▸ Extracted entries:
## Start
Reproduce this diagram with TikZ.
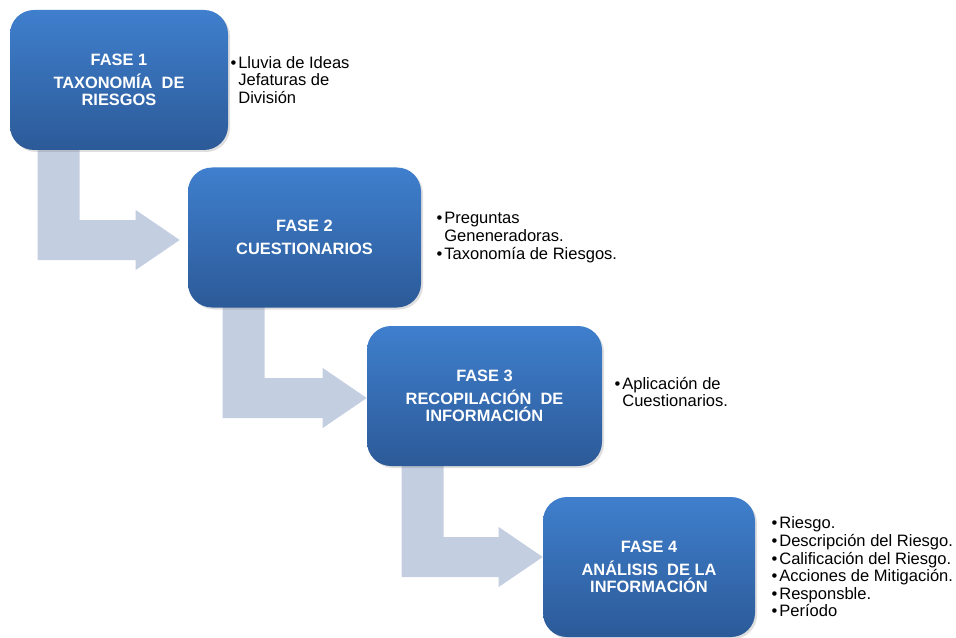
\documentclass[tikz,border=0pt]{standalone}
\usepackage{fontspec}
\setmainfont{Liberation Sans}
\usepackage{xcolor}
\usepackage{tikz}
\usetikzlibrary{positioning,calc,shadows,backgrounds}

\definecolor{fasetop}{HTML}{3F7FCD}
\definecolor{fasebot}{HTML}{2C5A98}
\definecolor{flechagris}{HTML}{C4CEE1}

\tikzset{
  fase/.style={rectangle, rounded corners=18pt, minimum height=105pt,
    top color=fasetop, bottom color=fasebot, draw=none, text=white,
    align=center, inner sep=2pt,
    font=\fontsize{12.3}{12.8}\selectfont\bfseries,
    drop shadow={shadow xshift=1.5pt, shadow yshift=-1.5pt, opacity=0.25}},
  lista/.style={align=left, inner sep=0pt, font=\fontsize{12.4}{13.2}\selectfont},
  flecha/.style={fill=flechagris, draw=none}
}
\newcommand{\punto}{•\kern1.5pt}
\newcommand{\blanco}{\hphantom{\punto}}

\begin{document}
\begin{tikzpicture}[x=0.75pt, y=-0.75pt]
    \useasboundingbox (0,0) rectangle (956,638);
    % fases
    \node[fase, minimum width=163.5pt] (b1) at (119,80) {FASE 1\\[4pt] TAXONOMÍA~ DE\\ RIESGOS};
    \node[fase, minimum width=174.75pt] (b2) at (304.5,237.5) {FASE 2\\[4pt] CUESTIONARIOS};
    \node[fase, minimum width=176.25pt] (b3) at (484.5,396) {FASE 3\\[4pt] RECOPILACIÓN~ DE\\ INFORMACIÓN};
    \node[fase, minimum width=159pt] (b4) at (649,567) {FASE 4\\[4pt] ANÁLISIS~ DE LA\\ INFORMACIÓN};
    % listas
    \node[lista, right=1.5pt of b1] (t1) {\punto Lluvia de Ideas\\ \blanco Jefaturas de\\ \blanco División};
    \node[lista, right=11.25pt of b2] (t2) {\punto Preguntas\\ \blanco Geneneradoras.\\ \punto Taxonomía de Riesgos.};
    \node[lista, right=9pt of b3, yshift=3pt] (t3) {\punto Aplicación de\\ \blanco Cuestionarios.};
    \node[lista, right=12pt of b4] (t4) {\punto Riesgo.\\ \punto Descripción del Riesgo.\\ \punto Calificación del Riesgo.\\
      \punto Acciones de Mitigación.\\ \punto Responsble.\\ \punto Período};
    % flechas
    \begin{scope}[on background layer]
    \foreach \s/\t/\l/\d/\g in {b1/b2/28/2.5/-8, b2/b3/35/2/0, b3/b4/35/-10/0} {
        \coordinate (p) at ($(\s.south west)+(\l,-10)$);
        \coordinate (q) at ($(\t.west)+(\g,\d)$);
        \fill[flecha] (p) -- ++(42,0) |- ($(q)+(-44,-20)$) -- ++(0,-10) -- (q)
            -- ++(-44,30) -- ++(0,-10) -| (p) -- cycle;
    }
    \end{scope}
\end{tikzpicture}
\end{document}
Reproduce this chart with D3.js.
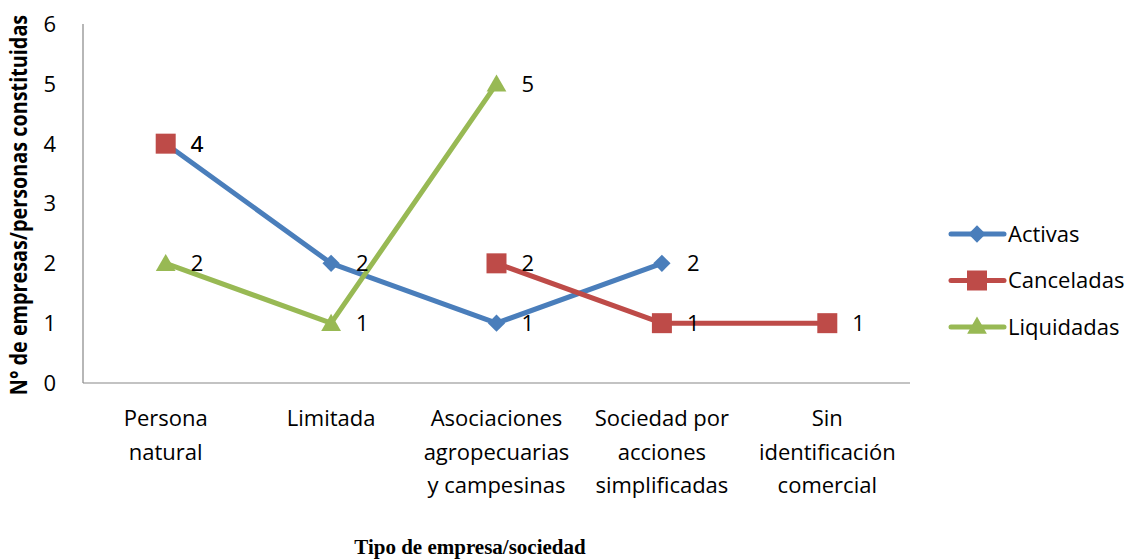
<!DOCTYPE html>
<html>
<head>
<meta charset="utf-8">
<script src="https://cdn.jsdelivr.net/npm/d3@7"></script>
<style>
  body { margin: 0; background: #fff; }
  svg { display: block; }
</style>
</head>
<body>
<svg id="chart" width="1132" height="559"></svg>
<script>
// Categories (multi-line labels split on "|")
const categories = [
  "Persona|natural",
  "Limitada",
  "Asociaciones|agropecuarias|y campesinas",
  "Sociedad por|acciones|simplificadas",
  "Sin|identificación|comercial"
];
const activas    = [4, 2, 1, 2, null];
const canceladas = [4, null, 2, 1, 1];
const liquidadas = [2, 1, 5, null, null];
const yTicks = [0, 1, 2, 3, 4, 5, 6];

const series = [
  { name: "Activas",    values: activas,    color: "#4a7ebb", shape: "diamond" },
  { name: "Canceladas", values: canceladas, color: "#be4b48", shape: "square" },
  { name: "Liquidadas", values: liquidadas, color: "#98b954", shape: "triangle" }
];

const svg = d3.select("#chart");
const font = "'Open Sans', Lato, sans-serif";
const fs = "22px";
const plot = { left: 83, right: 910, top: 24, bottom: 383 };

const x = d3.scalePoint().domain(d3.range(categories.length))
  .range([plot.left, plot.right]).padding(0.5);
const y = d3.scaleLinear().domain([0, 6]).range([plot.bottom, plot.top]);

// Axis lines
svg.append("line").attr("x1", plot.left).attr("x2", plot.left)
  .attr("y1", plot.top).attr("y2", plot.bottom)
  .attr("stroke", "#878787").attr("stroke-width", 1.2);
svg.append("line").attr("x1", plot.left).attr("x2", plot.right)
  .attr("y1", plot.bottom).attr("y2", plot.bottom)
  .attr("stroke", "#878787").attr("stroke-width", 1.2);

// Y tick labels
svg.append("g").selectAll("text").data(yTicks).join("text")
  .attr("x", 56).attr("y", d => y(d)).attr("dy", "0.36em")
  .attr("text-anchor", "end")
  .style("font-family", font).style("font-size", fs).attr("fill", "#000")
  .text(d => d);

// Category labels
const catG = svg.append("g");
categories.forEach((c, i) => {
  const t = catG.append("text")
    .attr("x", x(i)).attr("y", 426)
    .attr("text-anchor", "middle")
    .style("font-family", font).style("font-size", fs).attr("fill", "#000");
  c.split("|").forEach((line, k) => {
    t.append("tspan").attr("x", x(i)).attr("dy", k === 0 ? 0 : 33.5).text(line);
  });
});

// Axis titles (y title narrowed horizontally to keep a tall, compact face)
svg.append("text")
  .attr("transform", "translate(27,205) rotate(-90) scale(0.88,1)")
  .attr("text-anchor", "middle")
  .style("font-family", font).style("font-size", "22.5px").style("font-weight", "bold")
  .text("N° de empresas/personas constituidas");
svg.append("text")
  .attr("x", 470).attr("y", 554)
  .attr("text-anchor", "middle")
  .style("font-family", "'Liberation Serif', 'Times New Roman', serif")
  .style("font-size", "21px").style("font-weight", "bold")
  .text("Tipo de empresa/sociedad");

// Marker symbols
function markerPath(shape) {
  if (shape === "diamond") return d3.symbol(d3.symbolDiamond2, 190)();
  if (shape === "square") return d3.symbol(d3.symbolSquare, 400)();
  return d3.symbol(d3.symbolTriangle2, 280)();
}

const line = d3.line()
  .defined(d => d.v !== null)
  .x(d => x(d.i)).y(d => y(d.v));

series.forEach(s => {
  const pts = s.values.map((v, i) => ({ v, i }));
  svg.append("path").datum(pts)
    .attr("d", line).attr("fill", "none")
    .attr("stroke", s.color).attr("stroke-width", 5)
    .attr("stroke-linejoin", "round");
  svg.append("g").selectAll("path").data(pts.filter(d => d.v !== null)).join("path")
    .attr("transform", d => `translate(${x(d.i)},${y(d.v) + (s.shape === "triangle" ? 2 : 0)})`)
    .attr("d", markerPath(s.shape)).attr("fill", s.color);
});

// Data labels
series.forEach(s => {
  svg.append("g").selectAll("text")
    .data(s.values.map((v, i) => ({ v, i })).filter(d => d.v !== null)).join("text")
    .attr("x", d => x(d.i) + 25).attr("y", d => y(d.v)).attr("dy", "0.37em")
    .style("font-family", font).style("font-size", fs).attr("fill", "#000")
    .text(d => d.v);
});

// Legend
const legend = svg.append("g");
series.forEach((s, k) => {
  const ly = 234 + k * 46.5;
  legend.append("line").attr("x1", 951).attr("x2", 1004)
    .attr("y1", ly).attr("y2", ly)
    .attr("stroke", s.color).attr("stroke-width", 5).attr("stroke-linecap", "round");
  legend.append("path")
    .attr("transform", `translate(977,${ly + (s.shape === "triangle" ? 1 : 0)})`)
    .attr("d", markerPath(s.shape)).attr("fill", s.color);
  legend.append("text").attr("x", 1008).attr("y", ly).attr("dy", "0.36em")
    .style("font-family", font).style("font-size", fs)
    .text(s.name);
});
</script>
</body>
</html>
## End
## Start
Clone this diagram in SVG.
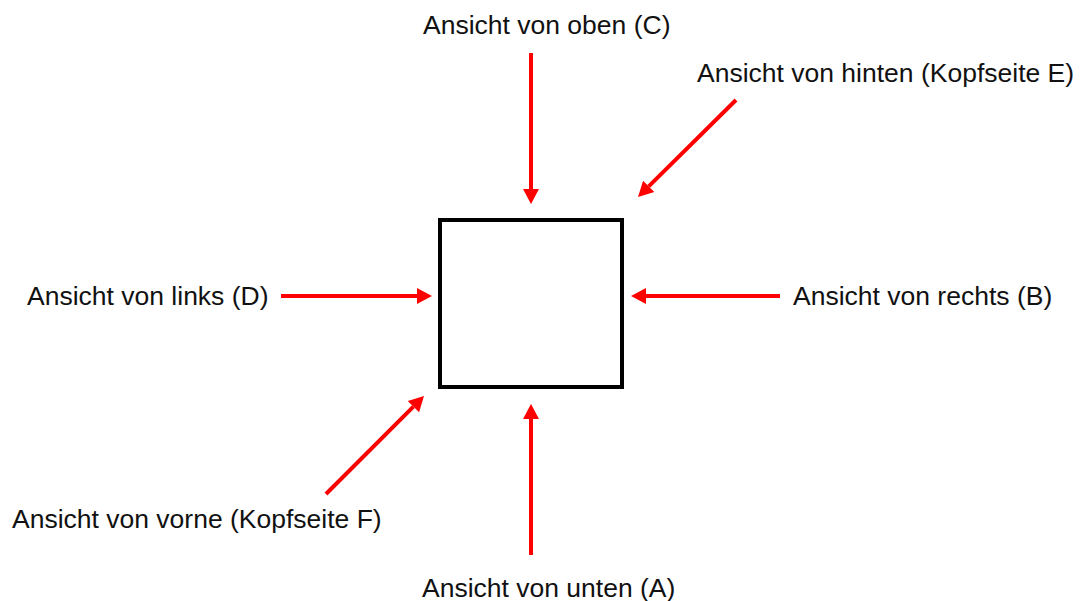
## End
## Start
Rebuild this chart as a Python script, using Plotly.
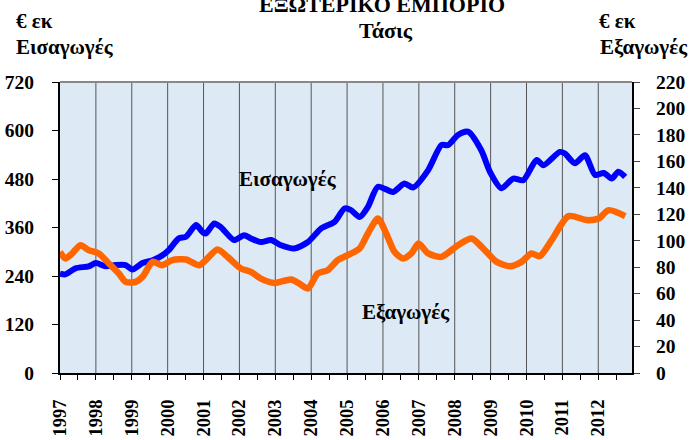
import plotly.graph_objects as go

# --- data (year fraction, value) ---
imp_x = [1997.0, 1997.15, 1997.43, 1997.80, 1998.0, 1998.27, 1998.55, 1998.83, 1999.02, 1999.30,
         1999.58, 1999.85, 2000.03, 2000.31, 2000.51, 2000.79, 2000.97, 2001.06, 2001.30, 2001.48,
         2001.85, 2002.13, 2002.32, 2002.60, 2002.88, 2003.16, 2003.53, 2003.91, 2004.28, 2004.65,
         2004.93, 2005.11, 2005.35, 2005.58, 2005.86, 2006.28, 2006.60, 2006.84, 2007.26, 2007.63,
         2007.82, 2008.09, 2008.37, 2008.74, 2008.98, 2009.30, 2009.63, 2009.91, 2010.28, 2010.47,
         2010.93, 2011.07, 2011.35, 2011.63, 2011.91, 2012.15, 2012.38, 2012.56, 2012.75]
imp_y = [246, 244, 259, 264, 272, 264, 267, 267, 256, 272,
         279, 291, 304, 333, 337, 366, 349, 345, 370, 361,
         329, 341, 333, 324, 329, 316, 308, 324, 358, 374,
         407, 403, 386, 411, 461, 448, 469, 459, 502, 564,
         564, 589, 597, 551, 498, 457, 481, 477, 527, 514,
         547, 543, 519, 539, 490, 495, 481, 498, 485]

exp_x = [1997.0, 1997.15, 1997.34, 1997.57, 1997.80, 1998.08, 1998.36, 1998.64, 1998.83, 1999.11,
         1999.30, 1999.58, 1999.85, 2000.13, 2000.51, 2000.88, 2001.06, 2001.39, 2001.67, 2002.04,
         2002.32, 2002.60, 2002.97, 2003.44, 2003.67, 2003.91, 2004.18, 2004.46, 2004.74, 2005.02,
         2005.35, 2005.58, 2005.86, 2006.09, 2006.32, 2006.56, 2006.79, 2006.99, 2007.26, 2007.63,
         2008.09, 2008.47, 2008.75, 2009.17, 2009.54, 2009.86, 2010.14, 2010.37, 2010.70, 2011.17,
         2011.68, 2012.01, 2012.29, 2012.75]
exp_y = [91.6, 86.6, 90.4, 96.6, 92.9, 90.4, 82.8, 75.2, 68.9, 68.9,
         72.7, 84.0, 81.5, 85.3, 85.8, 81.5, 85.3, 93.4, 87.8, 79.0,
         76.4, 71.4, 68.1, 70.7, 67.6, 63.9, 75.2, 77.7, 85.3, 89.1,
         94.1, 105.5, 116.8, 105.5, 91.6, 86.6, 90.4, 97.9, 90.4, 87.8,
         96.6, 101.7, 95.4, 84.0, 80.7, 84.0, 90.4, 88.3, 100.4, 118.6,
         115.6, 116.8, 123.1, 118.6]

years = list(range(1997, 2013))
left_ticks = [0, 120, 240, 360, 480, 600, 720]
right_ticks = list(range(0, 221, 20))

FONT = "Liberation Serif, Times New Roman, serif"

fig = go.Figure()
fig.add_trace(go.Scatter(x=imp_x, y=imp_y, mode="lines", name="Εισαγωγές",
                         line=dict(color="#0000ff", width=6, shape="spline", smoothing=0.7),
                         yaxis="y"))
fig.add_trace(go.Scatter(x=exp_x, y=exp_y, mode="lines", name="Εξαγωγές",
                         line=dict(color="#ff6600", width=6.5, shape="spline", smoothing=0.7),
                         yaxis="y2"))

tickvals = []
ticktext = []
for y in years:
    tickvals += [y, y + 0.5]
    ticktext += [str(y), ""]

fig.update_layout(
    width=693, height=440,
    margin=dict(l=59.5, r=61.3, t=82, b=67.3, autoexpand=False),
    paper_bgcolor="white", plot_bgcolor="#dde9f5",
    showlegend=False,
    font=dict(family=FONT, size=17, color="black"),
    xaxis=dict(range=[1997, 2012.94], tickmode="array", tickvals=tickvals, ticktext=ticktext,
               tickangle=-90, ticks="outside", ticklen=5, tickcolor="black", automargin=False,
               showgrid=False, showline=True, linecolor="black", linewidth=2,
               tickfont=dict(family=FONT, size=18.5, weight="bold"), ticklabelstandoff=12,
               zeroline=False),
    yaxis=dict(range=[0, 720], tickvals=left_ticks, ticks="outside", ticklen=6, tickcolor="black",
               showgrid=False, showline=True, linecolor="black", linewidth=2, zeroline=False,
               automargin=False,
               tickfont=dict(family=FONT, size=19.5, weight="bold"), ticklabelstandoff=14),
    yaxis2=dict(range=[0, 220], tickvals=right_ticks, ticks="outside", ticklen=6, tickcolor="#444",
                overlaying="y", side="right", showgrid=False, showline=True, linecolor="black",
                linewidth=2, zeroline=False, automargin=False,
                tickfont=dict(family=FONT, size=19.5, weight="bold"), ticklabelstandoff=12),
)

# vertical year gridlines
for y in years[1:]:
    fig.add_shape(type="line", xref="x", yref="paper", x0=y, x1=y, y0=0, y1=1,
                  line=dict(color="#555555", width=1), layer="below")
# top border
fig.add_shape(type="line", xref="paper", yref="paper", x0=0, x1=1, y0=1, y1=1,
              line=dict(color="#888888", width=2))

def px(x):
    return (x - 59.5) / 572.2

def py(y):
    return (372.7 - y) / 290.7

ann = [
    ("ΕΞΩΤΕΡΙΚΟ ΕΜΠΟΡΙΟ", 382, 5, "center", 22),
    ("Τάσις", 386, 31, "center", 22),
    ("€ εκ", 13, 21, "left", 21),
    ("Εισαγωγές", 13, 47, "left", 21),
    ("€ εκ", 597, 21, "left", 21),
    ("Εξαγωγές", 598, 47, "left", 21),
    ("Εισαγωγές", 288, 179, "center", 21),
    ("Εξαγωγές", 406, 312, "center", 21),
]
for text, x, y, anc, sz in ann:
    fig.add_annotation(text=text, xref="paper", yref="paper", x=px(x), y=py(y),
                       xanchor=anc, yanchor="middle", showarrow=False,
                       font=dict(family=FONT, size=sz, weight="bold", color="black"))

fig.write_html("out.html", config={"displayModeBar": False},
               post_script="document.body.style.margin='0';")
## End
▸ Exercise brief: Write out the lines running from the one that contains "Reproduce this chart with D3.js." through the one that contains "24, bottom: 383", ends included, and nothing else. Pictures stay out of the copy.

▸ Result of the exercise:
Reproduce this chart with D3.js.
<!DOCTYPE html>
<html>
<head>
<meta charset="utf-8">
<script src="https://cdn.jsdelivr.net/npm/d3@7"></script>
<style>
  body { margin: 0; background: #fff; }
  svg { display: block; }
</style>
</head>
<body>
<svg id="chart" width="1132" height="559"></svg>
<script>
// Categories (multi-line labels split on "|")
const categories = [
  "Persona|natural",
  "Limitada",
  "Asociaciones|agropecuarias|y campesinas",
  "Sociedad por|acciones|simplificadas",
  "Sin|identificación|comercial"
];
const activas    = [4, 2, 1, 2, null];
const canceladas = [4, null, 2, 1, 1];
const liquidadas = [2, 1, 5, null, null];
const yTicks = [0, 1, 2, 3, 4, 5, 6];

const series = [
  { name: "Activas",    values: activas,    color: "#4a7ebb", shape: "diamond" },
  { name: "Canceladas", values: canceladas, color: "#be4b48", shape: "square" },
  { name: "Liquidadas", values: liquidadas, color: "#98b954", shape: "triangle" }
];

const svg = d3.select("#chart");
const font = "'Open Sans', Lato, sans-serif";
const fs = "22px";
const plot = { left: 83, right: 910, top: 24, bottom: 383 };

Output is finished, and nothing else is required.